TO BE DONE:
The records below hold pictures; please leave those out and retype the rest exactly.

──────── GIVEN INFORMATION ────────

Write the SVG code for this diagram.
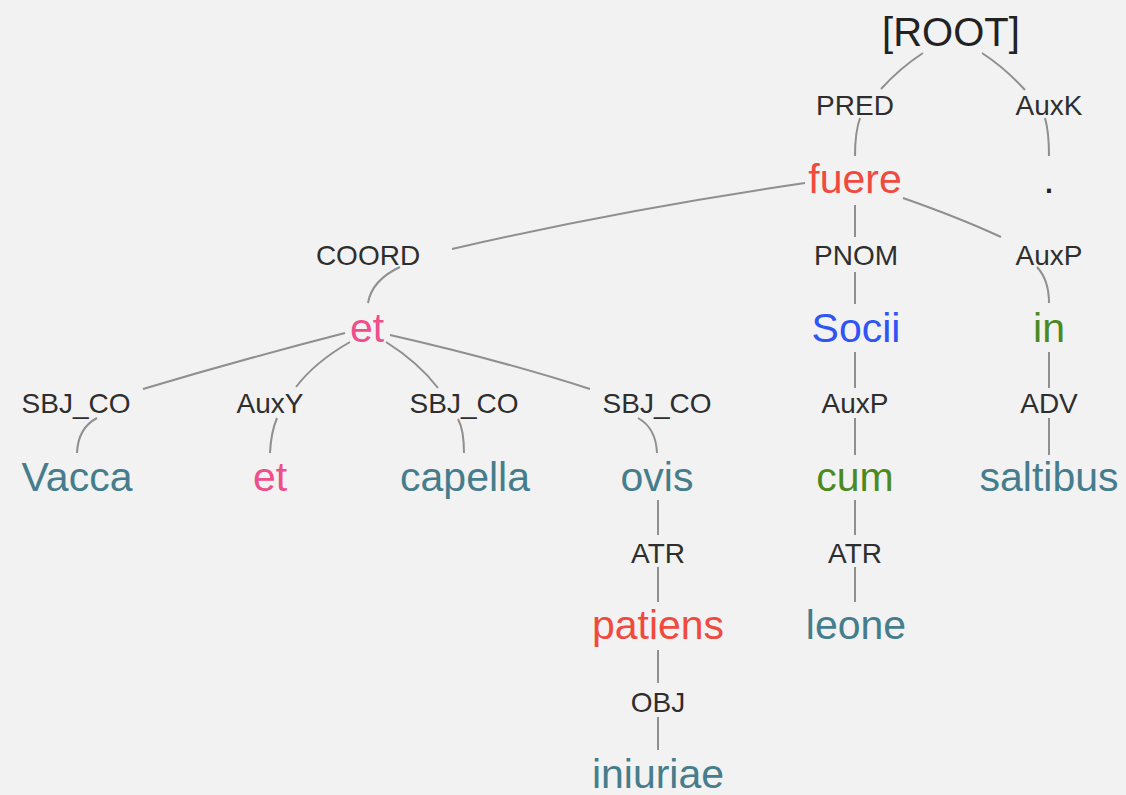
<svg xmlns="http://www.w3.org/2000/svg" width="1126" height="795" viewBox="0 0 1126 795">
<style>
.w{font-family:"Liberation Sans",Arial,sans-serif;font-size:41px;text-anchor:middle}
.l{font-family:"Liberation Sans",Arial,sans-serif;font-size:28px;text-anchor:middle;fill:#2e2e2e}
.teal{fill:#467d8c}.pink{fill:#ee4f8c}.red{fill:#f04a3f}.blue{fill:#2f55f5}.green{fill:#4b8a1f}.dark{fill:#222}
#links path{fill:none;stroke:#8f8f8f;stroke-width:2}
</style>
<rect width="1126" height="795" fill="#f2f2f2"/>
<g id="links">
<path d="M923,53 Q900,68 881,89"/>
<path d="M860,118 Q855,132 855,156"/>
<path d="M982,53 Q1005,68 1025,90"/>
<path d="M1045,118 Q1049,132 1049,156"/>
<path d="M805,183 Q620,210 452,249"/>
<path d="M903,198 Q960,218 1001,237"/>
<path d="M855,205 L855,237"/>
<path d="M855,272 L855,304"/>
<path d="M1037,267 Q1049,280 1049,303"/>
<path d="M400,267 Q372,280 368,303"/>
<path d="M345,333 Q240,360 143,389"/>
<path d="M350,342 Q315,362 296,387"/>
<path d="M386,342 Q418,362 438,388"/>
<path d="M390,335 Q500,360 590,389"/>
<path d="M97,418 Q78,428 77,453"/>
<path d="M277,418 Q271,432 270,453"/>
<path d="M458,419 Q464,430 464,453"/>
<path d="M638,418 Q656,428 657,453"/>
<path d="M658,500 L658,535"/>
<path d="M658,567 L658,602"/>
<path d="M658,650 L658,683"/>
<path d="M658,717 L658,750"/>
<path d="M855,352 L855,388"/>
<path d="M855,418 L855,455"/>
<path d="M855,500 L855,535"/>
<path d="M855,567 L855,602"/>
<path d="M1049,352 L1049,388"/>
<path d="M1049,418 L1049,455"/>
</g>
<g id="n-root"><text class="w dark" x="951" y="46" style="font-size:40px">[ROOT]</text></g>
<g id="n-fuere"><text class="l" x="855" y="115">PRED</text><text class="w red" x="855" y="193">fuere</text></g>
<g id="n-dot"><text class="l" x="1049" y="115">AuxK</text><text class="w dark" x="1049" y="193">.</text></g>
<g id="n-et"><text class="l" x="368" y="265">COORD</text><text class="w pink" x="367" y="342">et</text></g>
<g id="n-socii"><text class="l" x="856" y="265">PNOM</text><text class="w blue" x="856" y="342">Socii</text></g>
<g id="n-in"><text class="l" x="1049" y="265">AuxP</text><text class="w green" x="1049" y="342">in</text></g>
<g id="n-vacca"><text class="l" x="76" y="413">SBJ_CO</text><text class="w teal" x="77" y="491">Vacca</text></g>
<g id="n-et2"><text class="l" x="270" y="413">AuxY</text><text class="w pink" x="270" y="491">et</text></g>
<g id="n-capella"><text class="l" x="464" y="413">SBJ_CO</text><text class="w teal" x="465" y="491">capella</text></g>
<g id="n-ovis"><text class="l" x="657" y="413">SBJ_CO</text><text class="w teal" x="657" y="491">ovis</text></g>
<g id="n-cum"><text class="l" x="855" y="413">AuxP</text><text class="w green" x="855" y="491">cum</text></g>
<g id="n-saltibus"><text class="l" x="1049" y="413">ADV</text><text class="w teal" x="1049" y="491">saltibus</text></g>
<g id="n-patiens"><text class="l" x="658" y="563">ATR</text><text class="w red" x="658" y="639">patiens</text></g>
<g id="n-leone"><text class="l" x="855" y="563">ATR</text><text class="w teal" x="856" y="639">leone</text></g>
<g id="n-iniuriae"><text class="l" x="658" y="712">OBJ</text><text class="w teal" x="658" y="788">iniuriae</text></g>
</svg>
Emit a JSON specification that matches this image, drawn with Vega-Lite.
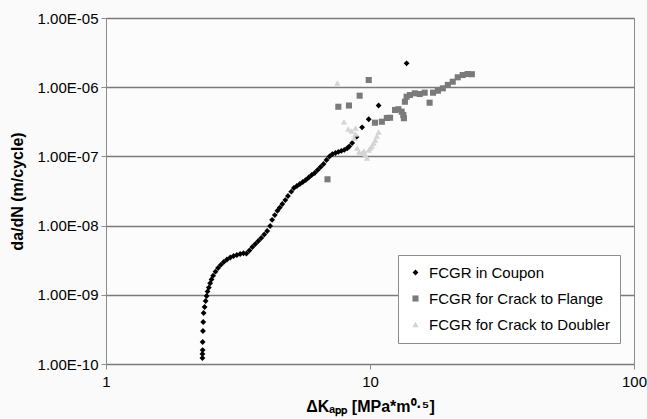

────────

SOLVED EXERCISE:
Write the SVG code for this diagram.
<svg xmlns="http://www.w3.org/2000/svg" width="1126" height="795" viewBox="0 0 1126 795">
<style>
.w{font-family:"Liberation Sans",Arial,sans-serif;font-size:41px;text-anchor:middle}
.l{font-family:"Liberation Sans",Arial,sans-serif;font-size:28px;text-anchor:middle;fill:#2e2e2e}
.teal{fill:#467d8c}.pink{fill:#ee4f8c}.red{fill:#f04a3f}.blue{fill:#2f55f5}.green{fill:#4b8a1f}.dark{fill:#222}
#links path{fill:none;stroke:#8f8f8f;stroke-width:2}
</style>
<rect width="1126" height="795" fill="#f2f2f2"/>
<g id="links">
<path d="M923,53 Q900,68 881,89"/>
<path d="M860,118 Q855,132 855,156"/>
<path d="M982,53 Q1005,68 1025,90"/>
<path d="M1045,118 Q1049,132 1049,156"/>
<path d="M805,183 Q620,210 452,249"/>
<path d="M903,198 Q960,218 1001,237"/>
<path d="M855,205 L855,237"/>
<path d="M855,272 L855,304"/>
<path d="M1037,267 Q1049,280 1049,303"/>
<path d="M400,267 Q372,280 368,303"/>
<path d="M345,333 Q240,360 143,389"/>
<path d="M350,342 Q315,362 296,387"/>
<path d="M386,342 Q418,362 438,388"/>
<path d="M390,335 Q500,360 590,389"/>
<path d="M97,418 Q78,428 77,453"/>
<path d="M277,418 Q271,432 270,453"/>
<path d="M458,419 Q464,430 464,453"/>
<path d="M638,418 Q656,428 657,453"/>
<path d="M658,500 L658,535"/>
<path d="M658,567 L658,602"/>
<path d="M658,650 L658,683"/>
<path d="M658,717 L658,750"/>
<path d="M855,352 L855,388"/>
<path d="M855,418 L855,455"/>
<path d="M855,500 L855,535"/>
<path d="M855,567 L855,602"/>
<path d="M1049,352 L1049,388"/>
<path d="M1049,418 L1049,455"/>
</g>
<g id="n-root"><text class="w dark" x="951" y="46" style="font-size:40px">[ROOT]</text></g>
<g id="n-fuere"><text class="l" x="855" y="115">PRED</text><text class="w red" x="855" y="193">fuere</text></g>
<g id="n-dot"><text class="l" x="1049" y="115">AuxK</text><text class="w dark" x="1049" y="193">.</text></g>
<g id="n-et"><text class="l" x="368" y="265">COORD</text><text class="w pink" x="367" y="342">et</text></g>
<g id="n-socii"><text class="l" x="856" y="265">PNOM</text><text class="w blue" x="856" y="342">Socii</text></g>
<g id="n-in"><text class="l" x="1049" y="265">AuxP</text><text class="w green" x="1049" y="342">in</text></g>
<g id="n-vacca"><text class="l" x="76" y="413">SBJ_CO</text><text class="w teal" x="77" y="491">Vacca</text></g>
<g id="n-et2"><text class="l" x="270" y="413">AuxY</text><text class="w pink" x="270" y="491">et</text></g>
<g id="n-capella"><text class="l" x="464" y="413">SBJ_CO</text><text class="w teal" x="465" y="491">capella</text></g>
<g id="n-ovis"><text class="l" x="657" y="413">SBJ_CO</text><text class="w teal" x="657" y="491">ovis</text></g>
<g id="n-cum"><text class="l" x="855" y="413">AuxP</text><text class="w green" x="855" y="491">cum</text></g>
<g id="n-saltibus"><text class="l" x="1049" y="413">ADV</text><text class="w teal" x="1049" y="491">saltibus</text></g>
<g id="n-patiens"><text class="l" x="658" y="563">ATR</text><text class="w red" x="658" y="639">patiens</text></g>
<g id="n-leone"><text class="l" x="855" y="563">ATR</text><text class="w teal" x="856" y="639">leone</text></g>
<g id="n-iniuriae"><text class="l" x="658" y="712">OBJ</text><text class="w teal" x="658" y="788">iniuriae</text></g>
</svg>
Emit a JSON specification that matches this image, drawn with Vega-Lite.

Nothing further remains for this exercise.